* [TASK BRIEF]
Omit the pictures and print exactly the lines of the listing below, starting at the first and ending at the line containing "-0.0440, 0.0440, -0.0370]".

* [DATA SECTION]
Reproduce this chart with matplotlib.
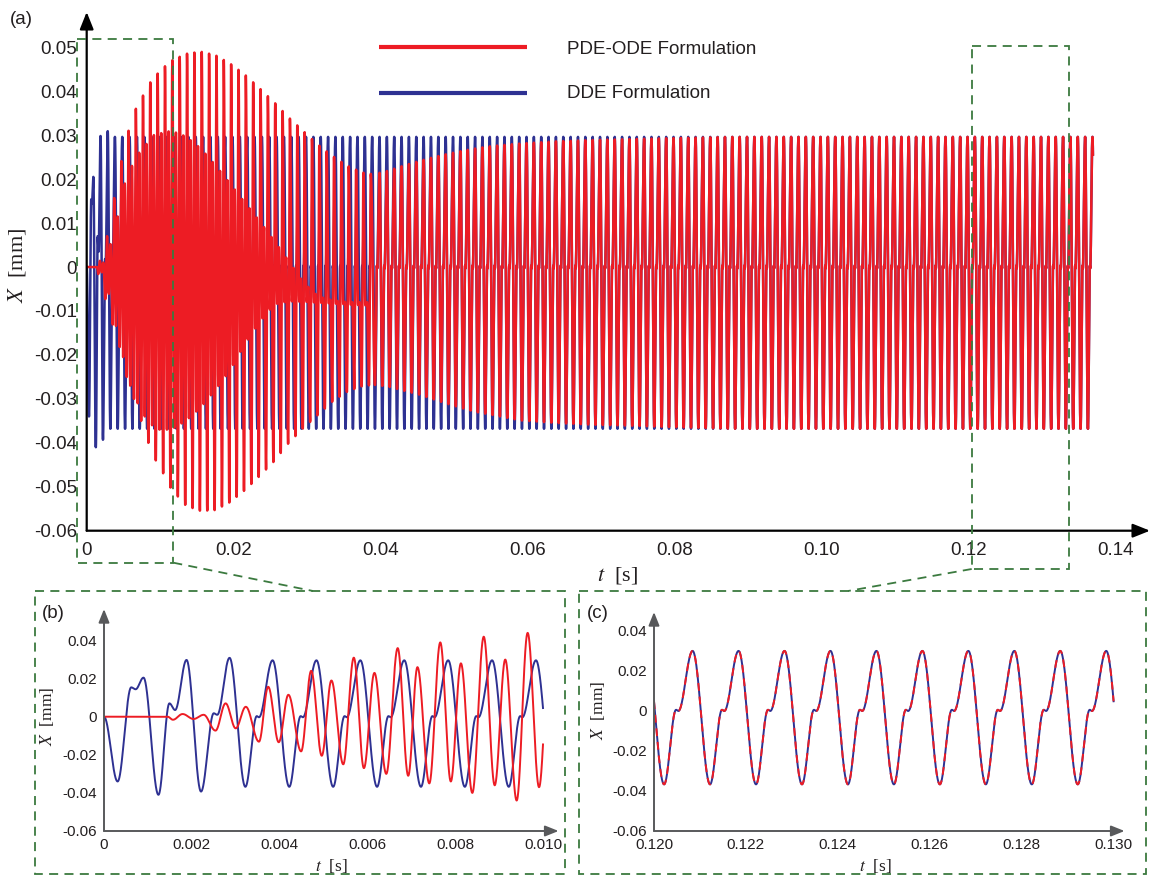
#!/usr/bin/env python3
"""Chatter response: PDE-ODE vs DDE formulation, with two zoomed insets."""

import numpy as np
import matplotlib
matplotlib.use('Agg')
import matplotlib.pyplot as plt
from matplotlib.patches import Rectangle

plt.rcParams.update({
    'font.family': 'Liberation Sans',
    'mathtext.fontset': 'stix',
})

W, H = 1151, 877
RED = '#ed1c24'
BLUE = '#2e3192'
GREEN = '#3b7a3f'
INK = '#231f20'
GREY = '#58595b'

PERIOD = 1e-3          # s, steady chatter period
T_END = 0.1369         # s, end of simulation

# one steady period: phase in period, X [mm]
shape_phase = [0.22, 0.48, 0.53, 0.84]
shape_value = [-0.0368, 0.0003, -0.0003, 0.0296]

# DDE start-up, extrema, t in ms
dde_t_ms = [0.0, 0.31, 0.62, 0.72, 0.90, 1.24, 1.49, 1.62, 1.88, 2.21, 2.50, 2.58, 2.86]
dde_x = [0.0, -0.034, 0.0154, 0.0144, 0.0205, -0.041, 0.0070, 0.0035, 0.0298,
         -0.0393, 0.0018, 0.0010, 0.0309]

# PDE-ODE start-up, extrema, t in ms
pde_t_ms = [0.0, 1.45, 1.57, 1.79, 2.04, 2.27, 2.54, 2.77, 3.00, 3.23, 3.53, 3.74,
            3.98, 4.20, 4.49, 4.72, 4.96, 5.18, 5.45, 5.69, 5.92, 6.16, 6.43, 6.69,
            6.93, 7.14, 7.41, 7.66, 7.90, 8.13, 8.39, 8.65, 8.90, 9.14, 9.40, 9.65, 9.91]
pde_x = [0.0, 0.0, -0.0016, 0.0014, -0.0012, 0.0010, -0.0073, 0.0070, -0.0061, 0.0052,
         -0.0131, 0.0157, -0.0134, 0.0115, -0.0182, 0.0241, -0.0205, 0.0190, -0.0250,
         0.0310, -0.0270, 0.0230, -0.0300, 0.0360, -0.0310, 0.0260, -0.0350, 0.0390,
         -0.0340, 0.0280, -0.0400, 0.0420, -0.0360, 0.0300, -0.0440, 0.0440, -0.0370]

# PDE-ODE transient envelopes (small peak, big trough, big peak, small trough)
mid_t = [0.0095, 0.0115, 0.0135, 0.0155, 0.0175, 0.0195, 0.0215, 0.0235, 0.0255,
         0.0275, 0.0295, 0.0315, 0.0335, 0.0355, 0.0375, 0.0390]
mid_small_peak = [0.0302, 0.0310, 0.0297, 0.0270, 0.0232, 0.0190, 0.0147, 0.0105, 0.0060,
                  0.0013, -0.0035, -0.0067, -0.0076, -0.0080, -0.0080, -0.0080]
mid_big_trough = [-0.0440, -0.0505, -0.0543, -0.0555, -0.0553, -0.0535, -0.0508, -0.0476,
                  -0.0442, -0.0400, -0.0366, -0.0336, -0.0305, -0.0283, -0.0271, -0.0268]
mid_big_peak = [0.0440, 0.0469, 0.0485, 0.0490, 0.0482, 0.0463, 0.0438, 0.0407, 0.0375,
                0.0340, 0.0309, 0.0278, 0.0252, 0.0230, 0.0215, 0.0211]
mid_small_trough = [-0.0370, -0.0370, -0.0350, -0.0320, -0.0280, -0.0235, -0.0175, -0.0125,
                    -0.0085, -0.0078, -0.0079, -0.0081, -0.0083, -0.0085, -0.0087, -0.0088]
mid_phase = [0.14, 0.40, 0.65, 0.91]

# PDE-ODE recovery to the limit cycle
late_t = [0.039, 0.041, 0.043, 0.045, 0.047, 0.049, 0.051, 0.053, 0.055, 0.059,
          0.064, 0.069, 0.074, 0.079, 0.088]
late_peak = [0.0211, 0.0219, 0.0230, 0.0240, 0.0249, 0.0257, 0.0264, 0.0270, 0.0275,
             0.0281, 0.0286, 0.0289, 0.0291, 0.0293, 0.0296]
late_trough = [-0.0268, -0.0272, -0.0281, -0.0289, -0.0300, -0.0311, -0.0321, -0.0330,
               -0.0336, -0.0349, -0.0355, -0.0359, -0.0361, -0.0364, -0.0368]

main_xticks = [0, 0.02, 0.04, 0.06, 0.08, 0.10, 0.12, 0.14]
main_xlabels = ['0', '0.02', '0.04', '0.06', '0.08', '0.10', '0.12', '0.14']
main_yticks = [0.05, 0.04, 0.03, 0.02, 0.01, 0, -0.01, -0.02, -0.03, -0.04, -0.05, -0.06]
main_ylabels = ['0.05', '0.04', '0.03', '0.02', '0.01', '0', '-0.01', '-0.02', '-0.03',
                '-0.04', '-0.05', '-0.06']
b_xticks = [0, 0.002, 0.004, 0.006, 0.008, 0.010]
b_xlabels = ['0', '0.002', '0.004', '0.006', '0.008', '0.010']
c_xticks = [0.120, 0.122, 0.124, 0.126, 0.128, 0.130]
c_xlabels = ['0.120', '0.122', '0.124', '0.126', '0.128', '0.130']
inset_yticks = [0.04, 0.02, 0, -0.02, -0.04, -0.06]
inset_ylabels = ['0.04', '0.02', '0', '-0.02', '-0.04', '-0.06']


def halfcos(ext_t, ext_v, t):
    """Smooth curve through successive extrema (zero slope at each one)."""
    ext_t = np.asarray(ext_t, float)
    ext_v = np.asarray(ext_v, float)
    i = np.clip(np.searchsorted(ext_t, t, side='right') - 1, 0, len(ext_t) - 2)
    u = np.clip((t - ext_t[i]) / (ext_t[i + 1] - ext_t[i]), 0.0, 1.0)
    return ext_v[i] + (ext_v[i + 1] - ext_v[i]) * (1 - np.cos(np.pi * u)) / 2


# --- DDE extrema
blue_t = [v * 1e-3 for v in dde_t_ms]
blue_v = list(dde_x)
for k in range(3, 139):
    for ph, v in zip(shape_phase, shape_value):
        blue_t.append((k + ph) * PERIOD)
        blue_v.append(v)

# --- PDE-ODE extrema
red_t = [v * 1e-3 for v in pde_t_ms]
red_v = list(pde_x)
mid_sets = [mid_small_peak, mid_big_trough, mid_big_peak, mid_small_trough]
for k in range(10, 39):
    for ph, vals in zip(mid_phase, mid_sets):
        if k == 38 and ph > 0.7:
            break
        tt = (k + ph) * PERIOD
        red_t.append(tt)
        red_v.append(np.interp(tt, mid_t, vals))
for k in range(39, 139):
    for ph, v in zip(shape_phase, shape_value):
        tt = (k + ph) * PERIOD
        if v > 0.01:
            val = np.interp(tt, late_t, late_peak)
        elif v < -0.01:
            val = np.interp(tt, late_t, late_trough)
        else:
            val = v
        red_t.append(tt)
        red_v.append(val)

t = np.linspace(0, T_END, 136901)
x_dde = halfcos(blue_t, blue_v, t)
x_pde = halfcos(red_t, red_v, t)

fig = plt.figure(figsize=(W / 100, H / 100), dpi=100)


def px_axes(x0, y_top, x1, y_bot):
    return fig.add_axes([x0 / W, 1 - y_bot / H, (x1 - x0) / W, (y_bot - y_top) / H])


def arrow_axes(ax, color, lw, scale):
    for xy in [(1, 0), (0, 1)]:
        ax.annotate('', xy=xy, xytext=(0, 0), xycoords='axes fraction',
                    textcoords='axes fraction', annotation_clip=False,
                    arrowprops=dict(arrowstyle='-|>,head_length=0.8,head_width=0.32',
                                    color=color, lw=lw, shrinkA=0, shrinkB=0,
                                    mutation_scale=scale))
    for s in ax.spines.values():
        s.set_visible(False)
    ax.patch.set_visible(False)


# ---------------- main panel (a)
ax = px_axes(86.7, 12, 1150, 530.7)
ax.plot(t, x_dde, color=BLUE, lw=1.8)
ax.plot(t, x_pde, color=RED, lw=1.8)
ax.set_xlim(0, (1150 - 86.7) / 7350)
ax.set_ylim(-0.06, (267 - 12) / 4395)
ax.set_xticks(main_xticks, main_xlabels)
ax.set_yticks(main_yticks, main_ylabels)
ax.tick_params(length=0, labelsize=13.5, labelcolor=INK)
ax.tick_params(axis='x', pad=8)
ax.tick_params(axis='y', pad=7)
arrow_axes(ax, 'black', 1.6, 13)

# ---------------- inset (b)
axb = px_axes(104, 609, 558.6, 831)
mb = t <= 0.010
axb.plot(t[mb], x_dde[mb], color=BLUE, lw=1.4)
axb.plot(t[mb], x_pde[mb], color=RED, lw=1.4)
axb.set_xlim(0, (558.6 - 104) / 43900)
axb.set_ylim(-0.06, (831 - 609) / 1905 - 0.06)
axb.set_xticks(b_xticks, b_xlabels)
axb.set_yticks(inset_yticks, inset_ylabels)
axb.tick_params(length=0, labelsize=11, labelcolor=INK, pad=5)
arrow_axes(axb, GREY, 1.4, 10)

# ---------------- inset (c)
axc = px_axes(654, 612, 1124.6, 831)
mc = (t >= 0.120) & (t <= 0.130)
axc.plot(t[mc], x_dde[mc], color=BLUE, lw=1.4)
axc.plot(t[mc], x_pde[mc], color=RED, lw=1.4, ls=(0, (4, 3)))
axc.set_xlim(0.120, 0.120 + (1124.6 - 654) / 45960)
axc.set_ylim(-0.06, (831 - 612) / 2010 - 0.06)
axc.set_xticks(c_xticks, c_xlabels)
axc.set_yticks(inset_yticks, inset_ylabels)
axc.tick_params(length=0, labelsize=11, labelcolor=INK, pad=5)
arrow_axes(axc, GREY, 1.4, 10)

# ---------------- overlay in pixel coordinates
ov = fig.add_axes([0, 0, 1, 1], zorder=5)
ov.set_xlim(0, W)
ov.set_ylim(H, 0)
ov.axis('off')

dash = (0, (5, 3.5))
ov.add_patch(Rectangle((77.3, 39), 96, 523.7, fill=False, ec=GREEN, lw=1.3, ls=dash))
ov.add_patch(Rectangle((971.7, 46), 97.6, 523, fill=False, ec=GREEN, lw=1.3, ls=dash))
ov.add_patch(Rectangle((35.2, 591), 530.3, 283, fill=False, ec=GREEN, lw=1.3, ls=dash))
ov.add_patch(Rectangle((579.4, 591), 567, 283, fill=False, ec=GREEN, lw=1.3, ls=dash))
ov.plot([173.3, 313], [562.7, 591], color=GREEN, lw=1.3, ls=dash)
ov.plot([971.7, 848], [569, 591], color=GREEN, lw=1.3, ls=dash)

# legend
ov.plot([379.3, 526.7], [46.7, 46.7], color=RED, lw=3, solid_capstyle='butt')
ov.plot([379.3, 526.7], [92.7, 92.7], color=BLUE, lw=3, solid_capstyle='butt')
ov.text(566.7, 50, 'PDE-ODE Formulation', fontsize=13.5, color=INK, va='center')
ov.text(566.7, 93, 'DDE Formulation', fontsize=13.5, color=INK, va='center')

# panel letters
ov.text(10, 20, '(a)', fontsize=13.5, color=INK, va='center')
ov.text(42, 614, '(b)', fontsize=13.5, color=INK, va='center')
ov.text(587, 614, '(c)', fontsize=13.5, color=INK, va='center')

# axis titles
serif = 'Liberation Serif'
ov.text(618, 575, r'$t$  [s]', fontsize=16, family=serif, color=INK, ha='center', va='center')
ov.text(17, 265, r'$X$  [mm]', fontsize=16, family=serif, color=INK, ha='center',
        va='center', rotation=90)
ov.text(331, 866, r'$t$  [s]', fontsize=12.5, family=serif, color=INK, ha='center', va='center')
ov.text(47, 716, r'$X$  [mm]', fontsize=12.5, family=serif, color=INK, ha='center',
        va='center', rotation=90)
ov.text(875, 866, r'$t$  [s]', fontsize=12.5, family=serif, color=INK, ha='center', va='center')
ov.text(598, 710, r'$X$  [mm]', fontsize=12.5, family=serif, color=INK, ha='center',
        va='center', rotation=90)

fig.savefig('out.png', dpi=100)
print("Created out.png")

* [REPLY]
Reproduce this chart with matplotlib.
#!/usr/bin/env python3
"""Chatter response: PDE-ODE vs DDE formulation, with two zoomed insets."""

import numpy as np
import matplotlib
matplotlib.use('Agg')
import matplotlib.pyplot as plt
from matplotlib.patches import Rectangle

plt.rcParams.update({
    'font.family': 'Liberation Sans',
    'mathtext.fontset': 'stix',
})

W, H = 1151, 877
RED = '#ed1c24'
BLUE = '#2e3192'
GREEN = '#3b7a3f'
INK = '#231f20'
GREY = '#58595b'

PERIOD = 1e-3          # s, steady chatter period
T_END = 0.1369         # s, end of simulation

# one steady period: phase in period, X [mm]
shape_phase = [0.22, 0.48, 0.53, 0.84]
shape_value = [-0.0368, 0.0003, -0.0003, 0.0296]

# DDE start-up, extrema, t in ms
dde_t_ms = [0.0, 0.31, 0.62, 0.72, 0.90, 1.24, 1.49, 1.62, 1.88, 2.21, 2.50, 2.58, 2.86]
dde_x = [0.0, -0.034, 0.0154, 0.0144, 0.0205, -0.041, 0.0070, 0.0035, 0.0298,
         -0.0393, 0.0018, 0.0010, 0.0309]

# PDE-ODE start-up, extrema, t in ms
pde_t_ms = [0.0, 1.45, 1.57, 1.79, 2.04, 2.27, 2.54, 2.77, 3.00, 3.23, 3.53, 3.74,
            3.98, 4.20, 4.49, 4.72, 4.96, 5.18, 5.45, 5.69, 5.92, 6.16, 6.43, 6.69,
            6.93, 7.14, 7.41, 7.66, 7.90, 8.13, 8.39, 8.65, 8.90, 9.14, 9.40, 9.65, 9.91]
pde_x = [0.0, 0.0, -0.0016, 0.0014, -0.0012, 0.0010, -0.0073, 0.0070, -0.0061, 0.0052,
         -0.0131, 0.0157, -0.0134, 0.0115, -0.0182, 0.0241, -0.0205, 0.0190, -0.0250,
         0.0310, -0.0270, 0.0230, -0.0300, 0.0360, -0.0310, 0.0260, -0.0350, 0.0390,
         -0.0340, 0.0280, -0.0400, 0.0420, -0.0360, 0.0300, -0.0440, 0.0440, -0.0370]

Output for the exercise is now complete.